PROBLEM REQUIREMENTS: Without including the pictures, copy out every line below.

** BEGIN DATA EXTRACT **

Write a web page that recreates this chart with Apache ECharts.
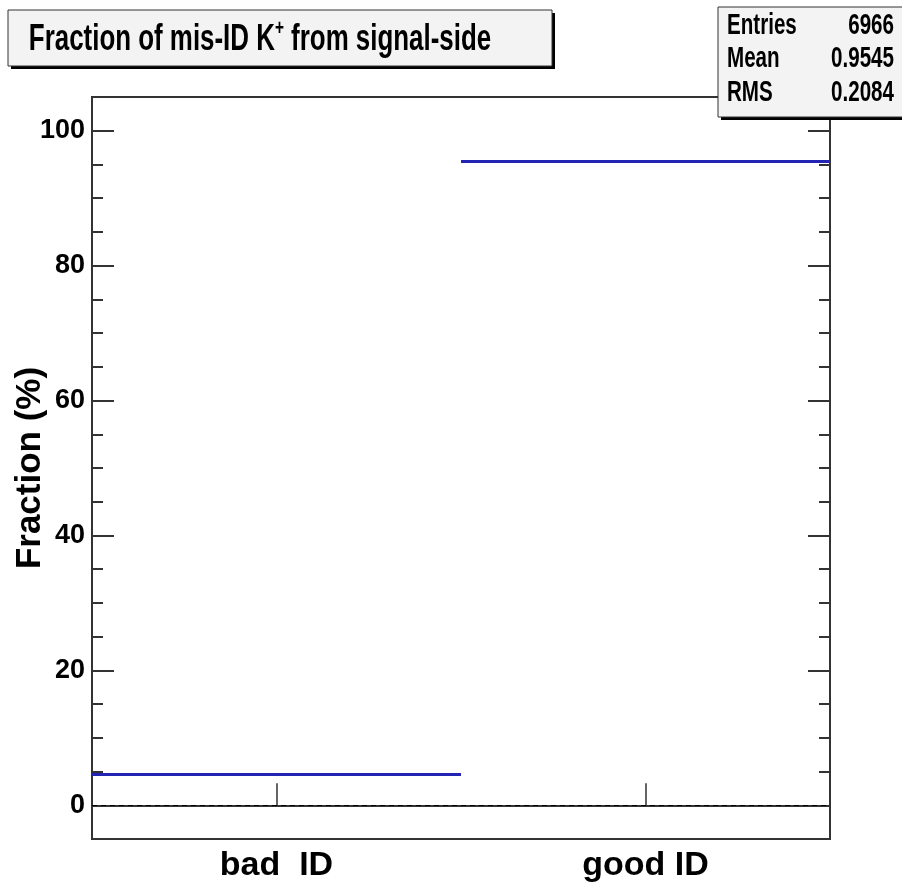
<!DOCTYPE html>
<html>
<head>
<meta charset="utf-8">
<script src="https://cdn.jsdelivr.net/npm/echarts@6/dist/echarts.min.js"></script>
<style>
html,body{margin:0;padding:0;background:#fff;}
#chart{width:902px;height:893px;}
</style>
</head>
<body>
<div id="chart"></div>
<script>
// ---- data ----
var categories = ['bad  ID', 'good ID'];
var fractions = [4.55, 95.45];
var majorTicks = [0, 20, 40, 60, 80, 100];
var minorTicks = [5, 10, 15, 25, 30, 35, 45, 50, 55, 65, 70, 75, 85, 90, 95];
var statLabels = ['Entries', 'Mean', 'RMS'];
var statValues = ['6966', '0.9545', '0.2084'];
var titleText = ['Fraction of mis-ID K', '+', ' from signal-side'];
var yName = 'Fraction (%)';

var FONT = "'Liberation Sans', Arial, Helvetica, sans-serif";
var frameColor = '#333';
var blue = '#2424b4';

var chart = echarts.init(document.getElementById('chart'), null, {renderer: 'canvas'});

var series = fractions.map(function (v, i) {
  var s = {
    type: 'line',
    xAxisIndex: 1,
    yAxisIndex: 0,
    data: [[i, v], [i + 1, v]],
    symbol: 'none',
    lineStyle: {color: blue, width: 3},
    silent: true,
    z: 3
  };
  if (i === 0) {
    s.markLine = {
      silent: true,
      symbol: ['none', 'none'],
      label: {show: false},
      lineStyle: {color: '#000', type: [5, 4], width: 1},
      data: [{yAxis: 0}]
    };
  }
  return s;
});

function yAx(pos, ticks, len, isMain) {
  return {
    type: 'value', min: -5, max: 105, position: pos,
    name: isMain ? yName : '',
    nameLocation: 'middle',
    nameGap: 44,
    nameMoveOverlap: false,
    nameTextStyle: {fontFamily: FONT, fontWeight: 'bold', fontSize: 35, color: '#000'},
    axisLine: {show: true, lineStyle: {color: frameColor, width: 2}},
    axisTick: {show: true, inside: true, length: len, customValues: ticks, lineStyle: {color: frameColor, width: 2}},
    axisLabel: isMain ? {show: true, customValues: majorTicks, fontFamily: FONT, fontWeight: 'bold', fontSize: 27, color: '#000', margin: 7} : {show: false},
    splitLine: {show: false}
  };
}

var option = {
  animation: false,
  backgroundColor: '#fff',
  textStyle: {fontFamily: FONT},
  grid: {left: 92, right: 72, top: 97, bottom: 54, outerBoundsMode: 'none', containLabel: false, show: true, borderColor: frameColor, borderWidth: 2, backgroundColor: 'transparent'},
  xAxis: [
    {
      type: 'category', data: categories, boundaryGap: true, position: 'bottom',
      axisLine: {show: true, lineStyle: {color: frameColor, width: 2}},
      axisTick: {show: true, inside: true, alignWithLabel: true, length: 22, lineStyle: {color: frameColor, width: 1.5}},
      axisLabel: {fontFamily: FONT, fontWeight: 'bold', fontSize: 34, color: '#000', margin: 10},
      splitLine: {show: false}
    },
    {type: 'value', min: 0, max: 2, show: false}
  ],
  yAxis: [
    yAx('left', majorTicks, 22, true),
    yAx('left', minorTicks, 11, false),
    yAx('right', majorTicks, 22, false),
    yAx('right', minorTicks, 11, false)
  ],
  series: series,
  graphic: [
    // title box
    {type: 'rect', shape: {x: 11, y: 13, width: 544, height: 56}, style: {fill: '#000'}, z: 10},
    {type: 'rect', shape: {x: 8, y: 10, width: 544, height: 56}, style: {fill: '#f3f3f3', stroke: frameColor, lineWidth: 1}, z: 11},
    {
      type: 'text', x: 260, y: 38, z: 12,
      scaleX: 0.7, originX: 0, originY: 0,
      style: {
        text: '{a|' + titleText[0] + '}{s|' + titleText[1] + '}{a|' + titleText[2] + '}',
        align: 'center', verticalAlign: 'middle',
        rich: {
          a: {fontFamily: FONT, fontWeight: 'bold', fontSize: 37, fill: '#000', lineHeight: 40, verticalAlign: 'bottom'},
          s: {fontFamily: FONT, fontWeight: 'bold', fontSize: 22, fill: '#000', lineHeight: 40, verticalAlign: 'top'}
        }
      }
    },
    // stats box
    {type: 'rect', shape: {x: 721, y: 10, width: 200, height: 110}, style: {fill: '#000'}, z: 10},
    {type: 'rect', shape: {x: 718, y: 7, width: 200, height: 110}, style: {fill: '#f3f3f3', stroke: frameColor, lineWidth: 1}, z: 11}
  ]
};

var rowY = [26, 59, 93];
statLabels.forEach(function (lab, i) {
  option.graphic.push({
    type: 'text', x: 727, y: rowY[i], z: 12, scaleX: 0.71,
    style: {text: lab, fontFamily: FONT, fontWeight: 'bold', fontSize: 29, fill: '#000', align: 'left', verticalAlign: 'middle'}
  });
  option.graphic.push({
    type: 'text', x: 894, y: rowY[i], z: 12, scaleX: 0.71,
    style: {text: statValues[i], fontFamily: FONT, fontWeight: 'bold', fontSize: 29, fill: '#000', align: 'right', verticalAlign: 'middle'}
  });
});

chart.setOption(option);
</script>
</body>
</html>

** END DATA EXTRACT **

SOLUTION FOR THIS PROBLEM:
Write a web page that recreates this chart with Apache ECharts.
<!DOCTYPE html>
<html>
<head>
<meta charset="utf-8">
<script src="https://cdn.jsdelivr.net/npm/echarts@6/dist/echarts.min.js"></script>
<style>
html,body{margin:0;padding:0;background:#fff;}
#chart{width:902px;height:893px;}
</style>
</head>
<body>
<div id="chart"></div>
<script>
// ---- data ----
var categories = ['bad  ID', 'good ID'];
var fractions = [4.55, 95.45];
var majorTicks = [0, 20, 40, 60, 80, 100];
var minorTicks = [5, 10, 15, 25, 30, 35, 45, 50, 55, 65, 70, 75, 85, 90, 95];
var statLabels = ['Entries', 'Mean', 'RMS'];
var statValues = ['6966', '0.9545', '0.2084'];
var titleText = ['Fraction of mis-ID K', '+', ' from signal-side'];
var yName = 'Fraction (%)';

var FONT = "'Liberation Sans', Arial, Helvetica, sans-serif";
var frameColor = '#333';
var blue = '#2424b4';

var chart = echarts.init(document.getElementById('chart'), null, {renderer: 'canvas'});

var series = fractions.map(function (v, i) {
  var s = {
    type: 'line',
    xAxisIndex: 1,
    yAxisIndex: 0,
    data: [[i, v], [i + 1, v]],
    symbol: 'none',
    lineStyle: {color: blue, width: 3},
    silent: true,
    z: 3
  };
  if (i === 0) {
    s.markLine = {
      silent: true,
      symbol: ['none', 'none'],
      label: {show: false},
      lineStyle: {color: '#000', type: [5, 4], width: 1},
      data: [{yAxis: 0}]
    };
  }
  return s;
});

function yAx(pos, ticks, len, isMain) {
  return {
    type: 'value', min: -5, max: 105, position: pos,
    name: isMain ? yName : '',
    nameLocation: 'middle',
    nameGap: 44,
    nameMoveOverlap: false,
    nameTextStyle: {fontFamily: FONT, fontWeight: 'bold', fontSize: 35, color: '#000'},
    axisLine: {show: true, lineStyle: {color: frameColor, width: 2}},
    axisTick: {show: true, inside: true, length: len, customValues: ticks, lineStyle: {color: frameColor, width: 2}},
    axisLabel: isMain ? {show: true, customValues: majorTicks, fontFamily: FONT, fontWeight: 'bold', fontSize: 27, color: '#000', margin: 7} : {show: false},
    splitLine: {show: false}
  };
}

var option = {
  animation: false,
  backgroundColor: '#fff',
  textStyle: {fontFamily: FONT},
  grid: {left: 92, right: 72, top: 97, bottom: 54, outerBoundsMode: 'none', containLabel: false, show: true, borderColor: frameColor, borderWidth: 2, backgroundColor: 'transparent'},
  xAxis: [
    {
      type: 'category', data: categories, boundaryGap: true, position: 'bottom',
      axisLine: {show: true, lineStyle: {color: frameColor, width: 2}},
      axisTick: {show: true, inside: true, alignWithLabel: true, length: 22, lineStyle: {color: frameColor, width: 1.5}},
      axisLabel: {fontFamily: FONT, fontWeight: 'bold', fontSize: 34, color: '#000', margin: 10},
      splitLine: {show: false}
    },
    {type: 'value', min: 0, max: 2, show: false}
  ],
  yAxis: [
    yAx('left', majorTicks, 22, true),
    yAx('left', minorTicks, 11, false),
    yAx('right', majorTicks, 22, false),
    yAx('right', minorTicks, 11, false)
  ],
  series: series,
  graphic: [
    // title box
    {type: 'rect', shape: {x: 11, y: 13, width: 544, height: 56}, style: {fill: '#000'}, z: 10},
    {type: 'rect', shape: {x: 8, y: 10, width: 544, height: 56}, style: {fill: '#f3f3f3', stroke: frameColor, lineWidth: 1}, z: 11},
    {
      type: 'text', x: 260, y: 38, z: 12,
      scaleX: 0.7, originX: 0, originY: 0,
      style: {
        text: '{a|' + titleText[0] + '}{s|' + titleText[1] + '}{a|' + titleText[2] + '}',
        align: 'center', verticalAlign: 'middle',
        rich: {
          a: {fontFamily: FONT, fontWeight: 'bold', fontSize: 37, fill: '#000', lineHeight: 40, verticalAlign: 'bottom'},
          s: {fontFamily: FONT, fontWeight: 'bold', fontSize: 22, fill: '#000', lineHeight: 40, verticalAlign: 'top'}
        }
      }
    },
    // stats box
    {type: 'rect', shape: {x: 721, y: 10, width: 200, height: 110}, style: {fill: '#000'}, z: 10},
    {type: 'rect', shape: {x: 718, y: 7, width: 200, height: 110}, style: {fill: '#f3f3f3', stroke: frameColor, lineWidth: 1}, z: 11}
  ]
};

var rowY = [26, 59, 93];
statLabels.forEach(function (lab, i) {
  option.graphic.push({
    type: 'text', x: 727, y: rowY[i], z: 12, scaleX: 0.71,
    style: {text: lab, fontFamily: FONT, fontWeight: 'bold', fontSize: 29, fill: '#000', align: 'left', verticalAlign: 'middle'}
  });
  option.graphic.push({
    type: 'text', x: 894, y: rowY[i], z: 12, scaleX: 0.71,
    style: {text: statValues[i], fontFamily: FONT, fontWeight: 'bold', fontSize: 29, fill: '#000', align: 'right', verticalAlign: 'middle'}
  });
});

chart.setOption(option);
</script>
</body>
</html>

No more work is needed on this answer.